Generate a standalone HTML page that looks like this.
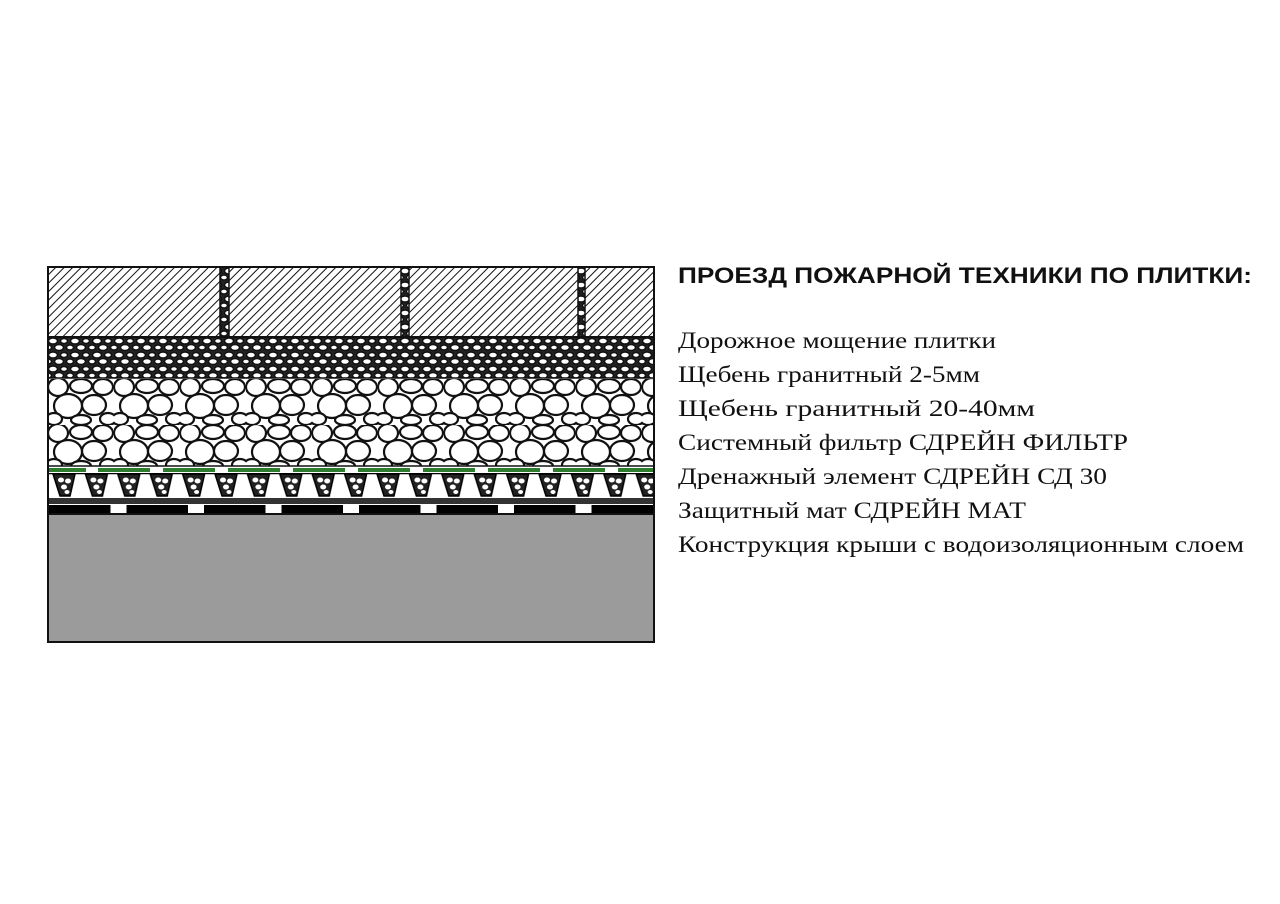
<!DOCTYPE html>
<html><head><meta charset="utf-8"><style>html,body{margin:0;padding:0;background:#fff}svg{display:block}</style></head>
<body>
<svg width="1280" height="904" viewBox="0 0 1280 904" xmlns="http://www.w3.org/2000/svg">
<defs>
<pattern id="hatch" width="6" height="6" patternUnits="userSpaceOnUse" patternTransform="rotate(45)">
<rect width="6" height="6" fill="#fff"/><line x1="0" y1="0" x2="0" y2="6" stroke="#111" stroke-width="2"/>
</pattern>
<pattern id="small" width="22" height="14" patternUnits="userSpaceOnUse" x="48" y="337">
<rect width="22" height="14" fill="#222"/>
<g fill="#fff" stroke="#111" stroke-width="1.5">
<ellipse cx="5" cy="4" rx="4.5" ry="3"/><ellipse cx="16" cy="4" rx="3.5" ry="2.5"/>
<ellipse cx="11" cy="10.5" rx="4.5" ry="3"/><ellipse cx="0" cy="10.5" rx="3.5" ry="2.5"/><ellipse cx="22" cy="10.5" rx="3.5" ry="2.5"/>
</g>
</pattern>
<pattern id="big" width="66" height="46" patternUnits="userSpaceOnUse" x="48" y="379">
<rect width="66" height="46" fill="#fff"/>
<g fill="#fff" stroke="#111" stroke-width="2.2">
<ellipse cx="10" cy="8" rx="10" ry="9"/><ellipse cx="33" cy="7" rx="11" ry="7"/><ellipse cx="55" cy="8" rx="10" ry="8"/>
<ellipse cx="20" cy="27" rx="14" ry="12"/><ellipse cx="46" cy="26" rx="12" ry="10"/>
<ellipse cx="6" cy="40" rx="8" ry="6"/><ellipse cx="33" cy="41" rx="10" ry="5"/><ellipse cx="60" cy="40" rx="8" ry="6"/>
</g>
</pattern>
<pattern id="green" width="65" height="5" patternUnits="userSpaceOnUse" x="98" y="468">
<rect x="0" y="0" width="52" height="4" fill="#2e7d2e"/>
</pattern>
<pattern id="cone" width="32.4" height="26" patternUnits="userSpaceOnUse" x="50" y="472">
<path d="M3 2 L25 2 L20 24 L10 24 Z" fill="#222" stroke="#000" stroke-width="1.5"/>
<ellipse cx="11" cy="8" rx="3" ry="2.5" fill="#fff"/><ellipse cx="18" cy="9" rx="3" ry="2.5" fill="#fff"/>
<ellipse cx="14" cy="15" rx="3" ry="2.5" fill="#fff"/><ellipse cx="17" cy="20" rx="2.5" ry="2" fill="#fff"/>
<line x1="0" y1="1.5" x2="32.4" y2="1.5" stroke="#000" stroke-width="1.5"/>
</pattern>
<pattern id="dash" width="77.5" height="9" patternUnits="userSpaceOnUse" x="49" y="505">
<rect width="61.5" height="9" fill="#000"/>
</pattern>
</defs>
<rect x="48" y="267" width="606" height="70" fill="url(#hatch)"/>
<g fill="url(#small)" stroke="#111" stroke-width="1.5">
<rect x="220" y="267" width="9" height="70"/><rect x="401" y="267" width="8" height="70"/><rect x="578" y="267" width="7" height="70"/>
</g>
<rect x="48" y="337" width="606" height="41" fill="url(#small)"/>
<line x1="48" y1="378" x2="654" y2="378" stroke="#111" stroke-width="1.5"/>
<rect x="48" y="379" width="606" height="87" fill="url(#big)"/>
<line x1="48" y1="466" x2="654" y2="466" stroke="#111" stroke-width="1.5"/>
<rect x="48" y="468" width="606" height="5" fill="#fff"/>
<rect x="49" y="468" width="37" height="4" fill="#2e7d2e"/>
<rect x="86" y="468" width="568" height="5" fill="url(#green)"/>
<rect x="48" y="473" width="606" height="25" fill="url(#cone)"/>
<rect x="48" y="498" width="606" height="6" fill="#333"/>
<rect x="48" y="505" width="606" height="9" fill="url(#dash)"/>
<rect x="48" y="514" width="606" height="128" fill="#9b9b9b"/>
<rect x="48" y="267" width="606" height="375" fill="none" stroke="#111" stroke-width="2"/>
<line x1="48" y1="514" x2="654" y2="514" stroke="#111" stroke-width="2"/>
<line x1="48" y1="337" x2="654" y2="337" stroke="#111" stroke-width="2"/>
<text x="678" y="283" font-family="Liberation Sans, sans-serif" font-size="22" font-weight="bold" textLength="574" lengthAdjust="spacingAndGlyphs" fill="#111">ПРОЕЗД ПОЖАРНОЙ ТЕХНИКИ ПО ПЛИТКИ:</text>
<g font-family="Liberation Serif, serif" font-size="23" fill="#111">
<text x="678" y="348" textLength="318" lengthAdjust="spacingAndGlyphs">Дорожное мощение плитки</text>
<text x="678" y="382" textLength="302" lengthAdjust="spacingAndGlyphs">Щебень гранитный 2-5мм</text>
<text x="678" y="416" textLength="357" lengthAdjust="spacingAndGlyphs">Щебень гранитный 20-40мм</text>
<text x="678" y="450" textLength="450" lengthAdjust="spacingAndGlyphs">Системный фильтр СДРЕЙН ФИЛЬТР</text>
<text x="678" y="484" textLength="429" lengthAdjust="spacingAndGlyphs">Дренажный элемент СДРЕЙН СД 30</text>
<text x="678" y="518" textLength="348" lengthAdjust="spacingAndGlyphs">Защитный мат СДРЕЙН МАТ</text>
<text x="678" y="552" textLength="566" lengthAdjust="spacingAndGlyphs">Конструкция крыши с водоизоляционным слоем</text>
</g>
</svg>
</body></html>
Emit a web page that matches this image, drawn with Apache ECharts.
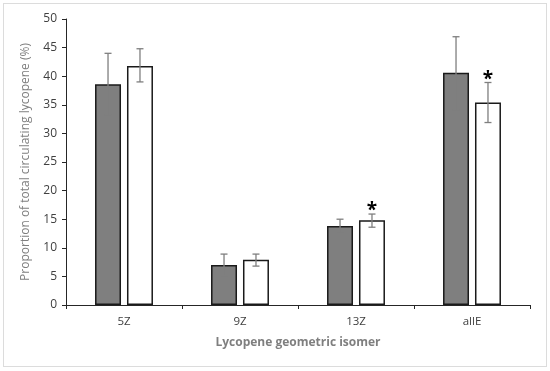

- - - -

### DIRECTIONS
Every entry must be transcribed exactly. Pictures do not belong in the copy.

### TASK OUTPUT
Generate a standalone HTML page that looks like this.
<!DOCTYPE html>
<html><head><meta charset="utf-8"><style>html,body{margin:0;padding:0;background:#fff}svg{display:block}</style></head>
<body>
<svg width="1280" height="904" viewBox="0 0 1280 904" xmlns="http://www.w3.org/2000/svg">
<defs>
<pattern id="hatch" width="6" height="6" patternUnits="userSpaceOnUse" patternTransform="rotate(45)">
<rect width="6" height="6" fill="#fff"/><line x1="0" y1="0" x2="0" y2="6" stroke="#111" stroke-width="2"/>
</pattern>
<pattern id="small" width="22" height="14" patternUnits="userSpaceOnUse" x="48" y="337">
<rect width="22" height="14" fill="#222"/>
<g fill="#fff" stroke="#111" stroke-width="1.5">
<ellipse cx="5" cy="4" rx="4.5" ry="3"/><ellipse cx="16" cy="4" rx="3.5" ry="2.5"/>
<ellipse cx="11" cy="10.5" rx="4.5" ry="3"/><ellipse cx="0" cy="10.5" rx="3.5" ry="2.5"/><ellipse cx="22" cy="10.5" rx="3.5" ry="2.5"/>
</g>
</pattern>
<pattern id="big" width="66" height="46" patternUnits="userSpaceOnUse" x="48" y="379">
<rect width="66" height="46" fill="#fff"/>
<g fill="#fff" stroke="#111" stroke-width="2.2">
<ellipse cx="10" cy="8" rx="10" ry="9"/><ellipse cx="33" cy="7" rx="11" ry="7"/><ellipse cx="55" cy="8" rx="10" ry="8"/>
<ellipse cx="20" cy="27" rx="14" ry="12"/><ellipse cx="46" cy="26" rx="12" ry="10"/>
<ellipse cx="6" cy="40" rx="8" ry="6"/><ellipse cx="33" cy="41" rx="10" ry="5"/><ellipse cx="60" cy="40" rx="8" ry="6"/>
</g>
</pattern>
<pattern id="green" width="65" height="5" patternUnits="userSpaceOnUse" x="98" y="468">
<rect x="0" y="0" width="52" height="4" fill="#2e7d2e"/>
</pattern>
<pattern id="cone" width="32.4" height="26" patternUnits="userSpaceOnUse" x="50" y="472">
<path d="M3 2 L25 2 L20 24 L10 24 Z" fill="#222" stroke="#000" stroke-width="1.5"/>
<ellipse cx="11" cy="8" rx="3" ry="2.5" fill="#fff"/><ellipse cx="18" cy="9" rx="3" ry="2.5" fill="#fff"/>
<ellipse cx="14" cy="15" rx="3" ry="2.5" fill="#fff"/><ellipse cx="17" cy="20" rx="2.5" ry="2" fill="#fff"/>
<line x1="0" y1="1.5" x2="32.4" y2="1.5" stroke="#000" stroke-width="1.5"/>
</pattern>
<pattern id="dash" width="77.5" height="9" patternUnits="userSpaceOnUse" x="49" y="505">
<rect width="61.5" height="9" fill="#000"/>
</pattern>
</defs>
<rect x="48" y="267" width="606" height="70" fill="url(#hatch)"/>
<g fill="url(#small)" stroke="#111" stroke-width="1.5">
<rect x="220" y="267" width="9" height="70"/><rect x="401" y="267" width="8" height="70"/><rect x="578" y="267" width="7" height="70"/>
</g>
<rect x="48" y="337" width="606" height="41" fill="url(#small)"/>
<line x1="48" y1="378" x2="654" y2="378" stroke="#111" stroke-width="1.5"/>
<rect x="48" y="379" width="606" height="87" fill="url(#big)"/>
<line x1="48" y1="466" x2="654" y2="466" stroke="#111" stroke-width="1.5"/>
<rect x="48" y="468" width="606" height="5" fill="#fff"/>
<rect x="49" y="468" width="37" height="4" fill="#2e7d2e"/>
<rect x="86" y="468" width="568" height="5" fill="url(#green)"/>
<rect x="48" y="473" width="606" height="25" fill="url(#cone)"/>
<rect x="48" y="498" width="606" height="6" fill="#333"/>
<rect x="48" y="505" width="606" height="9" fill="url(#dash)"/>
<rect x="48" y="514" width="606" height="128" fill="#9b9b9b"/>
<rect x="48" y="267" width="606" height="375" fill="none" stroke="#111" stroke-width="2"/>
<line x1="48" y1="514" x2="654" y2="514" stroke="#111" stroke-width="2"/>
<line x1="48" y1="337" x2="654" y2="337" stroke="#111" stroke-width="2"/>
<text x="678" y="283" font-family="Liberation Sans, sans-serif" font-size="22" font-weight="bold" textLength="574" lengthAdjust="spacingAndGlyphs" fill="#111">ПРОЕЗД ПОЖАРНОЙ ТЕХНИКИ ПО ПЛИТКИ:</text>
<g font-family="Liberation Serif, serif" font-size="23" fill="#111">
<text x="678" y="348" textLength="318" lengthAdjust="spacingAndGlyphs">Дорожное мощение плитки</text>
<text x="678" y="382" textLength="302" lengthAdjust="spacingAndGlyphs">Щебень гранитный 2-5мм</text>
<text x="678" y="416" textLength="357" lengthAdjust="spacingAndGlyphs">Щебень гранитный 20-40мм</text>
<text x="678" y="450" textLength="450" lengthAdjust="spacingAndGlyphs">Системный фильтр СДРЕЙН ФИЛЬТР</text>
<text x="678" y="484" textLength="429" lengthAdjust="spacingAndGlyphs">Дренажный элемент СДРЕЙН СД 30</text>
<text x="678" y="518" textLength="348" lengthAdjust="spacingAndGlyphs">Защитный мат СДРЕЙН МАТ</text>
<text x="678" y="552" textLength="566" lengthAdjust="spacingAndGlyphs">Конструкция крыши с водоизоляционным слоем</text>
</g>
</svg>
</body></html>
Emit a web page that matches this image, drawn with Apache ECharts.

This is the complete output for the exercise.